= SHORT PROBLEM =
All of the lines below are to be printed again exactly; images are excluded from the output.

:::::

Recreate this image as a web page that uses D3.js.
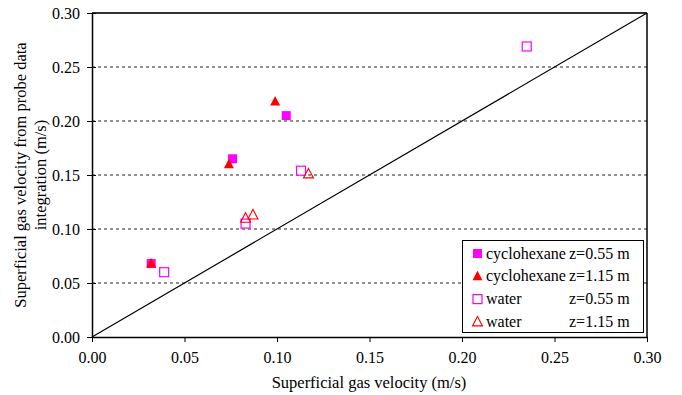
<!DOCTYPE html>
<html>
<head>
<meta charset="utf-8">
<script src="https://cdn.jsdelivr.net/npm/d3@7"></script>
<style>
  body { margin: 0; background: #fff; }
  svg text { font-family: "Liberation Serif", "DejaVu Serif", serif; }
</style>
</head>
<body>
<svg id="chart" width="682" height="395"></svg>
<script>
(function () {
  'use strict';

  // data (m/s)
  var cycloLowX = [0.032, 0.076, 0.105];
  var cycloLowY = [0.068, 0.165, 0.205];
  var cycloHighX = [0.032, 0.074, 0.099];
  var cycloHighY = [0.068, 0.160, 0.218];
  var waterLowX = [0.039, 0.083, 0.113, 0.235];
  var waterLowY = [0.060, 0.105, 0.154, 0.269];
  var waterHighX = [0.083, 0.087, 0.117];
  var waterHighY = [0.110, 0.113, 0.151];

  var tickValues = [0, 0.05, 0.10, 0.15, 0.20, 0.25, 0.30];
  var legendNames = ['cyclohexane', 'cyclohexane', 'water', 'water'];
  var legendZ = ['z=0.55 m', 'z=1.15 m', 'z=0.55 m', 'z=1.15 m'];

  var magenta = '#ff00ff';
  var red = '#ff0000';
  var serif = '"Liberation Serif", "DejaVu Serif", serif';

  var series = [
    { xs: cycloLowX, ys: cycloLowY, shape: 'square', filled: true, color: magenta },
    { xs: cycloHighX, ys: cycloHighY, shape: 'triangle', filled: true, color: red },
    { xs: waterLowX, ys: waterLowY, shape: 'square', filled: false, color: magenta },
    { xs: waterHighX, ys: waterHighY, shape: 'triangle', filled: false, color: red }
  ];

  var left = 92, right = 647, top = 13, bottom = 337;
  var svg = d3.select('#chart');

  var x = d3.scaleLinear().domain([0, 0.30]).range([left, right]);
  var y = d3.scaleLinear().domain([0, 0.30]).range([bottom, top]);

  // dashed grid
  svg.append('g').selectAll('line')
    .data(tickValues.filter(function (t) { return t > 0 && t < 0.3; }))
    .enter().append('line')
    .attr('x1', left).attr('x2', right)
    .attr('y1', function (d) { return y(d); })
    .attr('y2', function (d) { return y(d); })
    .attr('stroke', '#222').attr('stroke-width', 1)
    .attr('stroke-dasharray', '3,3');

  // frame
  svg.append('line').attr('x1', left).attr('x2', right).attr('y1', top).attr('y2', top)
    .attr('stroke', '#333').attr('stroke-width', 2);
  svg.append('line').attr('x1', right).attr('x2', right).attr('y1', top).attr('y2', bottom)
    .attr('stroke', '#000').attr('stroke-width', 1.5);

  // 1:1 line
  svg.append('line')
    .attr('x1', x(0)).attr('y1', y(0)).attr('x2', x(0.30)).attr('y2', y(0.30))
    .attr('stroke', '#000').attr('stroke-width', 1.2);

  var fmt = d3.format('.2f');

  var xAxis = svg.append('g').attr('transform', 'translate(0,' + bottom + ')')
    .call(d3.axisBottom(x).tickValues(tickValues).tickFormat(fmt).tickSize(5).tickSizeOuter(0));
  var yAxis = svg.append('g').attr('transform', 'translate(' + left + ',0)')
    .call(d3.axisLeft(y).tickValues(tickValues).tickFormat(fmt).tickSize(5).tickSizeOuter(0));

  [xAxis, yAxis].forEach(function (a) {
    a.attr('font-family', serif).attr('font-size', 16);
    a.select('.domain').attr('stroke', '#000').attr('stroke-width', 1.5);
    a.selectAll('line').attr('stroke', '#000');
    a.selectAll('text').attr('fill', '#000');
  });
  xAxis.selectAll('text').attr('dy', '1.1em');
  yAxis.selectAll('text').attr('x', -12);
  // y ticks cross the axis
  yAxis.selectAll('.tick line').attr('x1', 4);

  function drawMark(g, shape, filled, color, cx, cy) {
    if (shape === 'square') {
      g.append('rect')
        .attr('x', cx - 4.5).attr('y', cy - 4.5).attr('width', 9).attr('height', 9)
        .attr('fill', filled ? color : '#fff').attr('stroke', color).attr('stroke-width', filled ? 0 : 1.2);
    } else {
      var pts = [[cx, cy - 5.5], [cx + 5, cy + 4], [cx - 5, cy + 4]];
      g.append('polygon')
        .attr('points', pts.map(function (p) { return p.join(','); }).join(' '))
        .attr('fill', filled ? color : 'none').attr('stroke', color).attr('stroke-width', filled ? 0 : 1.1);
    }
  }

  var marks = svg.append('g');
  series.forEach(function (s) {
    s.xs.forEach(function (v, i) {
      drawMark(marks, s.shape, s.filled, s.color, x(v), y(s.ys[i]));
    });
  });

  // legend
  var lg = svg.append('g').attr('font-family', serif).attr('font-size', 16);
  lg.append('rect').attr('x', 462.5).attr('y', 240.5).attr('width', 181).attr('height', 92)
    .attr('fill', '#fff').attr('stroke', '#000').attr('stroke-width', 1);
  series.forEach(function (s, i) {
    var ly = 253.5 + i * 22.8;
    drawMark(lg, s.shape, s.filled, s.color, 477.5, ly);
    lg.append('text').attr('x', 486).attr('y', ly + 5).text(legendNames[i]);
    lg.append('text').attr('x', 569).attr('y', ly + 5).text(legendZ[i]);
  });

  // axis titles
  svg.append('text').attr('x', 369).attr('y', 388).attr('text-anchor', 'middle')
    .attr('font-family', serif).attr('font-size', 16.5).text('Superficial gas velocity (m/s)');
  var yt = svg.append('text').attr('text-anchor', 'middle')
    .attr('font-family', serif).attr('font-size', 16.5)
    .attr('transform', 'translate(26,175) rotate(-90)');
  yt.append('tspan').attr('x', 0).attr('dy', 0).text('Superficial gas velocity from probe data');
  yt.append('tspan').attr('x', 0).attr('dy', 20).text('integration (m/s)');
})();
</script>
</body>
</html>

:::::

= RESPONSE TO THE TASK =
Recreate this image as a web page that uses D3.js.
<!DOCTYPE html>
<html>
<head>
<meta charset="utf-8">
<script src="https://cdn.jsdelivr.net/npm/d3@7"></script>
<style>
  body { margin: 0; background: #fff; }
  svg text { font-family: "Liberation Serif", "DejaVu Serif", serif; }
</style>
</head>
<body>
<svg id="chart" width="682" height="395"></svg>
<script>
(function () {
  'use strict';

  // data (m/s)
  var cycloLowX = [0.032, 0.076, 0.105];
  var cycloLowY = [0.068, 0.165, 0.205];
  var cycloHighX = [0.032, 0.074, 0.099];
  var cycloHighY = [0.068, 0.160, 0.218];
  var waterLowX = [0.039, 0.083, 0.113, 0.235];
  var waterLowY = [0.060, 0.105, 0.154, 0.269];
  var waterHighX = [0.083, 0.087, 0.117];
  var waterHighY = [0.110, 0.113, 0.151];

  var tickValues = [0, 0.05, 0.10, 0.15, 0.20, 0.25, 0.30];
  var legendNames = ['cyclohexane', 'cyclohexane', 'water', 'water'];
  var legendZ = ['z=0.55 m', 'z=1.15 m', 'z=0.55 m', 'z=1.15 m'];

  var magenta = '#ff00ff';
  var red = '#ff0000';
  var serif = '"Liberation Serif", "DejaVu Serif", serif';

  var series = [
    { xs: cycloLowX, ys: cycloLowY, shape: 'square', filled: true, color: magenta },
    { xs: cycloHighX, ys: cycloHighY, shape: 'triangle', filled: true, color: red },
    { xs: waterLowX, ys: waterLowY, shape: 'square', filled: false, color: magenta },
    { xs: waterHighX, ys: waterHighY, shape: 'triangle', filled: false, color: red }
  ];

  var left = 92, right = 647, top = 13, bottom = 337;
  var svg = d3.select('#chart');

  var x = d3.scaleLinear().domain([0, 0.30]).range([left, right]);
  var y = d3.scaleLinear().domain([0, 0.30]).range([bottom, top]);

  // dashed grid
  svg.append('g').selectAll('line')
    .data(tickValues.filter(function (t) { return t > 0 && t < 0.3; }))
    .enter().append('line')
    .attr('x1', left).attr('x2', right)
    .attr('y1', function (d) { return y(d); })
    .attr('y2', function (d) { return y(d); })
    .attr('stroke', '#222').attr('stroke-width', 1)
    .attr('stroke-dasharray', '3,3');

  // frame
  svg.append('line').attr('x1', left).attr('x2', right).attr('y1', top).attr('y2', top)
    .attr('stroke', '#333').attr('stroke-width', 2);
  svg.append('line').attr('x1', right).attr('x2', right).attr('y1', top).attr('y2', bottom)
    .attr('stroke', '#000').attr('stroke-width', 1.5);

  // 1:1 line
  svg.append('line')
    .attr('x1', x(0)).attr('y1', y(0)).attr('x2', x(0.30)).attr('y2', y(0.30))
    .attr('stroke', '#000').attr('stroke-width', 1.2);

  var fmt = d3.format('.2f');

  var xAxis = svg.append('g').attr('transform', 'translate(0,' + bottom + ')')
    .call(d3.axisBottom(x).tickValues(tickValues).tickFormat(fmt).tickSize(5).tickSizeOuter(0));
  var yAxis = svg.append('g').attr('transform', 'translate(' + left + ',0)')
    .call(d3.axisLeft(y).tickValues(tickValues).tickFormat(fmt).tickSize(5).tickSizeOuter(0));

  [xAxis, yAxis].forEach(function (a) {
    a.attr('font-family', serif).attr('font-size', 16);
    a.select('.domain').attr('stroke', '#000').attr('stroke-width', 1.5);
    a.selectAll('line').attr('stroke', '#000');
    a.selectAll('text').attr('fill', '#000');
  });
  xAxis.selectAll('text').attr('dy', '1.1em');
  yAxis.selectAll('text').attr('x', -12);
  // y ticks cross the axis
  yAxis.selectAll('.tick line').attr('x1', 4);

  function drawMark(g, shape, filled, color, cx, cy) {
    if (shape === 'square') {
      g.append('rect')
        .attr('x', cx - 4.5).attr('y', cy - 4.5).attr('width', 9).attr('height', 9)
        .attr('fill', filled ? color : '#fff').attr('stroke', color).attr('stroke-width', filled ? 0 : 1.2);
    } else {
      var pts = [[cx, cy - 5.5], [cx + 5, cy + 4], [cx - 5, cy + 4]];
      g.append('polygon')
        .attr('points', pts.map(function (p) { return p.join(','); }).join(' '))
        .attr('fill', filled ? color : 'none').attr('stroke', color).attr('stroke-width', filled ? 0 : 1.1);
    }
  }

  var marks = svg.append('g');
  series.forEach(function (s) {
    s.xs.forEach(function (v, i) {
      drawMark(marks, s.shape, s.filled, s.color, x(v), y(s.ys[i]));
    });
  });

  // legend
  var lg = svg.append('g').attr('font-family', serif).attr('font-size', 16);
  lg.append('rect').attr('x', 462.5).attr('y', 240.5).attr('width', 181).attr('height', 92)
    .attr('fill', '#fff').attr('stroke', '#000').attr('stroke-width', 1);
  series.forEach(function (s, i) {
    var ly = 253.5 + i * 22.8;
    drawMark(lg, s.shape, s.filled, s.color, 477.5, ly);
    lg.append('text').attr('x', 486).attr('y', ly + 5).text(legendNames[i]);
    lg.append('text').attr('x', 569).attr('y', ly + 5).text(legendZ[i]);
  });

  // axis titles
  svg.append('text').attr('x', 369).attr('y', 388).attr('text-anchor', 'middle')
    .attr('font-family', serif).attr('font-size', 16.5).text('Superficial gas velocity (m/s)');
  var yt = svg.append('text').attr('text-anchor', 'middle')
    .attr('font-family', serif).attr('font-size', 16.5)
    .attr('transform', 'translate(26,175) rotate(-90)');
  yt.append('tspan').attr('x', 0).attr('dy', 0).text('Superficial gas velocity from probe data');
  yt.append('tspan').attr('x', 0).attr('dy', 20).text('integration (m/s)');
})();
</script>
</body>
</html>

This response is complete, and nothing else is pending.